Biomass Stove with Low Carbon Monoxide Emission Fueled by Solid Fuel Coffee-Husk Biopellet

Abstract

In this study, coffee husk was used as the primary material to produce biopellets, with a mixture of tapioca flour and molasses as a binder. The concentration of each binder used was 10, 15, and 20%. The addition of tapioca flour and molasses at different concentrations increased the biopellets density, ash content, and fixed carbon content, and reduced moisture content and volatile matter content. The best formulation was obtained by adding 10% tapioca flour; it had a biopellet density of 610 kg/m³, an ash content of 3.03%, a moisture content of 8.03%, a volatile matter content of 81.79%, a fixed carbon content of 15.18%, a calorific value of 17.55 MJ/kg, a water-boiling time of 10 min, a fuel consumption rate of 0.008 kg/min, and a thermal efficiency of 33.15%. The design results were obtained using the distance from (diameter = 26.5 cm and height = 37 cm) the stove to the outside of the furnaces (this amounts to 8 cm, which can minimize the furnace, causing heat to generate from burning). The speed of the blowers can be adjusted by users using a dimmer. The results obtained from the stove’s performance showed the average thermal efficiency of the furnace, which with an average of 3.25 ppm.

1. Introduction

Indonesia needs to find alternative fuels due to the reduced availability of fossil fuel sources caused by the increasing consumption of the population [1,2]. One of the most commonly used briquette stove fuels is coal [3]. However, using coal as a fuel for briquette stoves still produces bad exhaust emissions due to the combustion process [3,4]. Research and studies conducted by Zhi et al. [4] in the laboratory found that coal briquette stoves still produced very high carbon monoxide (CO) gas, with a multiple of 100 ppm, which can reach a magnitude of 7. Biopellet is a solid, biomass-based fuel in a tubular solid form, which has uniform size, shape, humidity, density, and energy content. Compared to briquettes, biopellets have better density and size uniformity [5,6].

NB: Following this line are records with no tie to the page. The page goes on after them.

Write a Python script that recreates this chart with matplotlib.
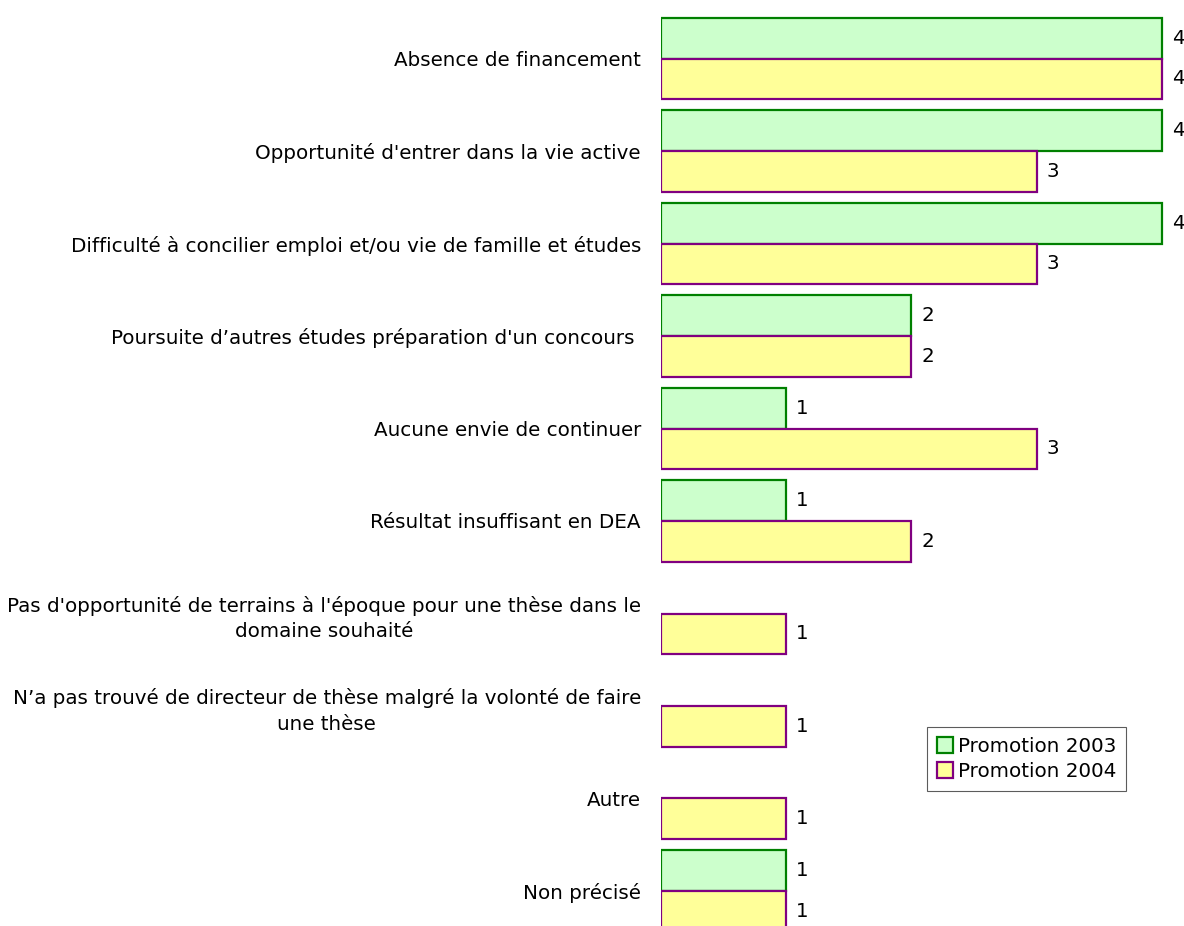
import matplotlib
matplotlib.use("Agg")
import matplotlib.pyplot as plt
import numpy as np
from matplotlib.patches import Patch

categories = [
    "Absence de financement",
    "Opportunité d'entrer dans la vie active",
    "Difficulté à concilier emploi et/ou vie de famille et études",
    "Poursuite d’autres études préparation d'un concours ",
    "Aucune envie de continuer",
    "Résultat insuffisant en DEA",
    "Pas d'opportunité de terrains à l'époque pour une thèse dans le\ndomaine souhaité",
    "N’a pas trouvé de directeur de thèse malgré la volonté de faire\nune thèse",
    "Autre",
    "Non précisé",
]
promo_2003 = [4, 4, 4, 2, 1, 1, 0, 0, 0, 1]
promo_2004 = [4, 3, 3, 2, 3, 2, 1, 1, 1, 1]
series_names = ["Promotion 2003", "Promotion 2004"]

fills = ["#CCFFCC", "#FFFF99"]
edges = ["#008000", "#800080"]

plt.rcParams["font.family"] = ["DejaVu Sans"]
FS = 14.3

fig = plt.figure(figsize=(11.84, 9.26), dpi=100)
W, H = 1184, 926
x0 = 661
ax = fig.add_axes([x0 / W, 0, 1 - x0 / W, 1])

pitch = 92.5
top_center = 58.5
ymin = -top_center / pitch
ymax = (H - top_center) / pitch
px_per_unit = (1162 - x0) / 4
ax.set_xlim(0, (W - x0) / px_per_unit)
ax.set_ylim(ymax, ymin)

bh = 0.438
idx = np.arange(len(categories))
for k, vals in enumerate([promo_2003, promo_2004]):
    vals = np.array(vals)
    ypos = idx - bh / 2 if k == 0 else idx + bh / 2
    mask = vals > 0
    ax.barh(ypos[mask], vals[mask], height=bh, color=fills[k],
            edgecolor=edges[k], linewidth=1.6, align="center")
    for y, v in zip(ypos[mask], vals[mask]):
        ax.text(v + 10 / px_per_unit, y, str(v), va="center", ha="left",
                fontsize=FS, color="black")

ax.set_yticks(idx)
ax.set_yticklabels(categories, fontsize=FS, multialignment="center",
                   linespacing=1.4)
ax.tick_params(axis="y", length=0, pad=14.4)
ax.set_xticks([])
for s in ax.spines.values():
    s.set_visible(False)

handles = [Patch(facecolor=fills[k], edgecolor=edges[k], linewidth=1.6,
                 label=series_names[k]) for k in range(2)]
leg = fig.legend(handles=handles, loc="upper left",
                 bbox_to_anchor=(927 / W, 1 - 727 / H), fontsize=FS,
                 frameon=True, fancybox=False, edgecolor="#333333",
                 handlelength=0.8, handleheight=0.8, handletextpad=0.25,
                 borderpad=0.5, labelspacing=0.3, borderaxespad=0)
leg.get_frame().set_linewidth(0.8)

fig.savefig("out.png", dpi=100)
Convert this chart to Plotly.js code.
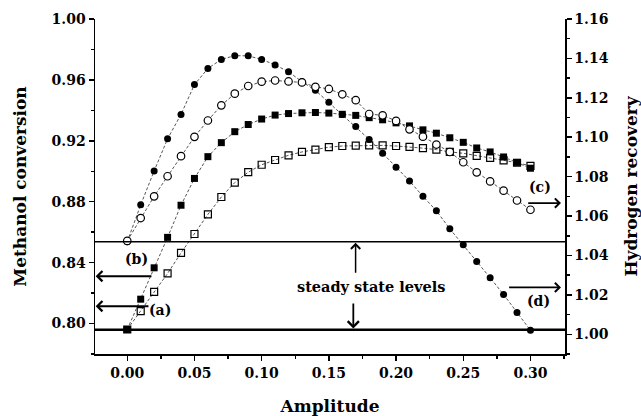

Biopellet is a biomass that is converted and used as fuel using the densification technique [7]. The densification technique aims to increase the density of a material and facilitate storage and transportation [8]. Biomass conversion can increase the calorific value per unit volume, size uniformity, quality, and ease of storage or transportation. The main factors affecting the strength and durability of the pellets are the raw materials, moisture content, particle size, compression conditions, adhesive addition, densification tools, and the treatment after the production process [9]. The potential waste obtained from the coffee-processing stage is coffee skin, consisting of wet fruit skin, liquid waste containing mucus, dry skin spindles, and dry shells [10]. Coffee skin is a by-product that makes up between 50 and 60% of the harvest [11]. If 1000 kg of fresh skinned coffee is harvested, then the coffee beans would amount to about 400–500 kg, and the rest would be a by-product in the form of the coffee husk [10,11].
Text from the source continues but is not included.